--- WORK TO COMPLETE ---
Go from the first line to the line with "(177,223) -- cycle;" and return those lines verbatim, ends included.

BEGIN SUPPLIED DATA

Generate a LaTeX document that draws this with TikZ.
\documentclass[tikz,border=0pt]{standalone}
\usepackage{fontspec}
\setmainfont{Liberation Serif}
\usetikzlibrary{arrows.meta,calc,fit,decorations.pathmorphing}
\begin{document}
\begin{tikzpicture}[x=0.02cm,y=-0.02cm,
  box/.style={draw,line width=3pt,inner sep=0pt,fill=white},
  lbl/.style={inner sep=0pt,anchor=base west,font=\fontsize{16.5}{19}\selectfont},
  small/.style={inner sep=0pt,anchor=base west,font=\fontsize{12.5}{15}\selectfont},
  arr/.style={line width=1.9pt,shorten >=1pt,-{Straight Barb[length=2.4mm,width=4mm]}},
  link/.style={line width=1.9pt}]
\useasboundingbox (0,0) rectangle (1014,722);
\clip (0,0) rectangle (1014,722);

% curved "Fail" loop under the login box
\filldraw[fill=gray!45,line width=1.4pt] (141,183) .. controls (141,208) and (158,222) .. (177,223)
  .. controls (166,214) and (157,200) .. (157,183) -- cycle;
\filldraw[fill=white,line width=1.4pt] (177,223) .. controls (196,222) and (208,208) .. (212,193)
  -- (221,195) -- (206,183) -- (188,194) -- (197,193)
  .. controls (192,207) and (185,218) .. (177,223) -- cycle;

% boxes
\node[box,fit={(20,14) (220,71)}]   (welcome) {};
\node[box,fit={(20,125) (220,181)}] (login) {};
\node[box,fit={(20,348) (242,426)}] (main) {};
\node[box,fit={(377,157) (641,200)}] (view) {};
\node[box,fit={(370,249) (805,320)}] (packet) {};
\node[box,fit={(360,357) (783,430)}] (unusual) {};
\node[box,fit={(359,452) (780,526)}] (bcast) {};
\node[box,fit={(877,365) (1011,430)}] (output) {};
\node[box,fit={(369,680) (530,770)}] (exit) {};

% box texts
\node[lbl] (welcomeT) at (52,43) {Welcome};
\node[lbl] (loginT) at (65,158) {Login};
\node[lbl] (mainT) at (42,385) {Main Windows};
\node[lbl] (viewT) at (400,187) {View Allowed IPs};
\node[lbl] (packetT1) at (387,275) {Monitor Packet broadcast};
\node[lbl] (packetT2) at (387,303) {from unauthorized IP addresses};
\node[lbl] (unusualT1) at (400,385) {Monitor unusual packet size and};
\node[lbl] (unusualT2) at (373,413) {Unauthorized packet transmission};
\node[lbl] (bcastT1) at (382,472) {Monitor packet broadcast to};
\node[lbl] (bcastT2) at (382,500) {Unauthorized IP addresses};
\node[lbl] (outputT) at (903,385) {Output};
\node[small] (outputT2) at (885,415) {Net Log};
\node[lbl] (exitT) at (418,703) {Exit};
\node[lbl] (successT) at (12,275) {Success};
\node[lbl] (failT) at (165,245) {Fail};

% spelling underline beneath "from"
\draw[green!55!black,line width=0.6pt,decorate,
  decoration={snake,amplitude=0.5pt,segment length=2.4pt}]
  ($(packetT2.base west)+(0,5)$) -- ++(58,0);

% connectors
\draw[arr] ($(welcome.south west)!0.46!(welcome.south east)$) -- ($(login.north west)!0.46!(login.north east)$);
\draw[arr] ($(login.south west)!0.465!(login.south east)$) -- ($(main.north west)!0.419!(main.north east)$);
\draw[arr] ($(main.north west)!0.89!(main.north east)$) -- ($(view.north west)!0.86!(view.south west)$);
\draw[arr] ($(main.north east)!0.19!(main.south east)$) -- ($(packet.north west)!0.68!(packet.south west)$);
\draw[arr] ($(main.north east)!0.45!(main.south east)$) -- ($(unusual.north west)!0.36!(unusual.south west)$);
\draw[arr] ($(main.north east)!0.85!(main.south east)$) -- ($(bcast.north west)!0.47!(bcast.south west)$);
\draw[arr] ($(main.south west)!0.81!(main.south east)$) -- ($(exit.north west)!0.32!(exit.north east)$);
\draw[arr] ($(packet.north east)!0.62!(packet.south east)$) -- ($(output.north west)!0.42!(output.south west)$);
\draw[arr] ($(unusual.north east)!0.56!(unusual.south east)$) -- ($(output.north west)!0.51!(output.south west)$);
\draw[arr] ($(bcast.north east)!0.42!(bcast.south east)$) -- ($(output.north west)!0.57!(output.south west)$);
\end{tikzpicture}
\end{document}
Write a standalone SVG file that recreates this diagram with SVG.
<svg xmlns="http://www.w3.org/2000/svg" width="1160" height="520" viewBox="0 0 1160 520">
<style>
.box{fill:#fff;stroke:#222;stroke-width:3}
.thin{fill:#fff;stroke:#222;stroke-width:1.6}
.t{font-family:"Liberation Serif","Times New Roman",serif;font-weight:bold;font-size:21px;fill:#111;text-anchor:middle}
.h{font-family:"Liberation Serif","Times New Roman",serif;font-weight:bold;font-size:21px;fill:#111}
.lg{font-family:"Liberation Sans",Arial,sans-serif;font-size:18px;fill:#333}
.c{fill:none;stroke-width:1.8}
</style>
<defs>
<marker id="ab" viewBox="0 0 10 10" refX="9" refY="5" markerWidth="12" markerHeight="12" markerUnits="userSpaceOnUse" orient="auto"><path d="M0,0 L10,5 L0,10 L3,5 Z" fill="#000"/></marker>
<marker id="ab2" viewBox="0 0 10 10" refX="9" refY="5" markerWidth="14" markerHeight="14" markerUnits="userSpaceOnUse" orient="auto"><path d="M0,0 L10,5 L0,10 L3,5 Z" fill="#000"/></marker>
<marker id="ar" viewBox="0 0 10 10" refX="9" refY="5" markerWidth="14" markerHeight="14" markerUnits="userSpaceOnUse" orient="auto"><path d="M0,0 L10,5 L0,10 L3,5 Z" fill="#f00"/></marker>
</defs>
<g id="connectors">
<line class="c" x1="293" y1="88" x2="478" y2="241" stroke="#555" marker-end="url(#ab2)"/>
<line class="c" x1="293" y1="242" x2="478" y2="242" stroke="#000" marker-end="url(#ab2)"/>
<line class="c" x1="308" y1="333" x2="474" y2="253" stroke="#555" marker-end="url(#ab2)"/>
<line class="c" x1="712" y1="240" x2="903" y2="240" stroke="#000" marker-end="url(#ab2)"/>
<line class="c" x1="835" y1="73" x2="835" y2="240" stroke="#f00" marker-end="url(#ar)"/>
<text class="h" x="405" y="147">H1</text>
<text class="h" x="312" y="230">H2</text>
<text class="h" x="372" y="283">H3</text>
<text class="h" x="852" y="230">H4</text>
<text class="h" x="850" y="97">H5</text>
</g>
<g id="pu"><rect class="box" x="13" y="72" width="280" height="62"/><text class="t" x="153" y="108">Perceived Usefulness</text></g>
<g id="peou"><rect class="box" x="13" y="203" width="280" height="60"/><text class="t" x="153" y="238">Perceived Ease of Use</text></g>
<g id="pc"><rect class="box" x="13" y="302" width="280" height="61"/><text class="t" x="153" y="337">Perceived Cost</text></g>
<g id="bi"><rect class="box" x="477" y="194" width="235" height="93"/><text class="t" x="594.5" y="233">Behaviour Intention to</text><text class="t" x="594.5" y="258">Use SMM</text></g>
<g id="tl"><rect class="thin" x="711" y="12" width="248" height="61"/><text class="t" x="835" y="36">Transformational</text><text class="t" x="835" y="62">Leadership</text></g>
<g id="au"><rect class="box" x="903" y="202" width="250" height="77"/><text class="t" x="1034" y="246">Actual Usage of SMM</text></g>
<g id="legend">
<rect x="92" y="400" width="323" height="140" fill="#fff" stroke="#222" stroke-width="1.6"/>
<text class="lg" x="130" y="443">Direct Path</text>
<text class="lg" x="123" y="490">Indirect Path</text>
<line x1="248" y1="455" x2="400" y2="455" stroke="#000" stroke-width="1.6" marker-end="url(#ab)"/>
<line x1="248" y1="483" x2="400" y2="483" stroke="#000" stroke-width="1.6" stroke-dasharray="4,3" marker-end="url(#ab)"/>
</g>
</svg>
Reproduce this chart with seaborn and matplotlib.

END SUPPLIED DATA

--- THE COMPLETED TASK ---
Generate a LaTeX document that draws this with TikZ.
\documentclass[tikz,border=0pt]{standalone}
\usepackage{fontspec}
\setmainfont{Liberation Serif}
\usetikzlibrary{arrows.meta,calc,fit,decorations.pathmorphing}
\begin{document}
\begin{tikzpicture}[x=0.02cm,y=-0.02cm,
  box/.style={draw,line width=3pt,inner sep=0pt,fill=white},
  lbl/.style={inner sep=0pt,anchor=base west,font=\fontsize{16.5}{19}\selectfont},
  small/.style={inner sep=0pt,anchor=base west,font=\fontsize{12.5}{15}\selectfont},
  arr/.style={line width=1.9pt,shorten >=1pt,-{Straight Barb[length=2.4mm,width=4mm]}},
  link/.style={line width=1.9pt}]
\useasboundingbox (0,0) rectangle (1014,722);
\clip (0,0) rectangle (1014,722);

% curved "Fail" loop under the login box
\filldraw[fill=gray!45,line width=1.4pt] (141,183) .. controls (141,208) and (158,222) .. (177,223)
  .. controls (166,214) and (157,200) .. (157,183) -- cycle;
\filldraw[fill=white,line width=1.4pt] (177,223) .. controls (196,222) and (208,208) .. (212,193)
  -- (221,195) -- (206,183) -- (188,194) -- (197,193)
  .. controls (192,207) and (185,218) .. (177,223) -- cycle;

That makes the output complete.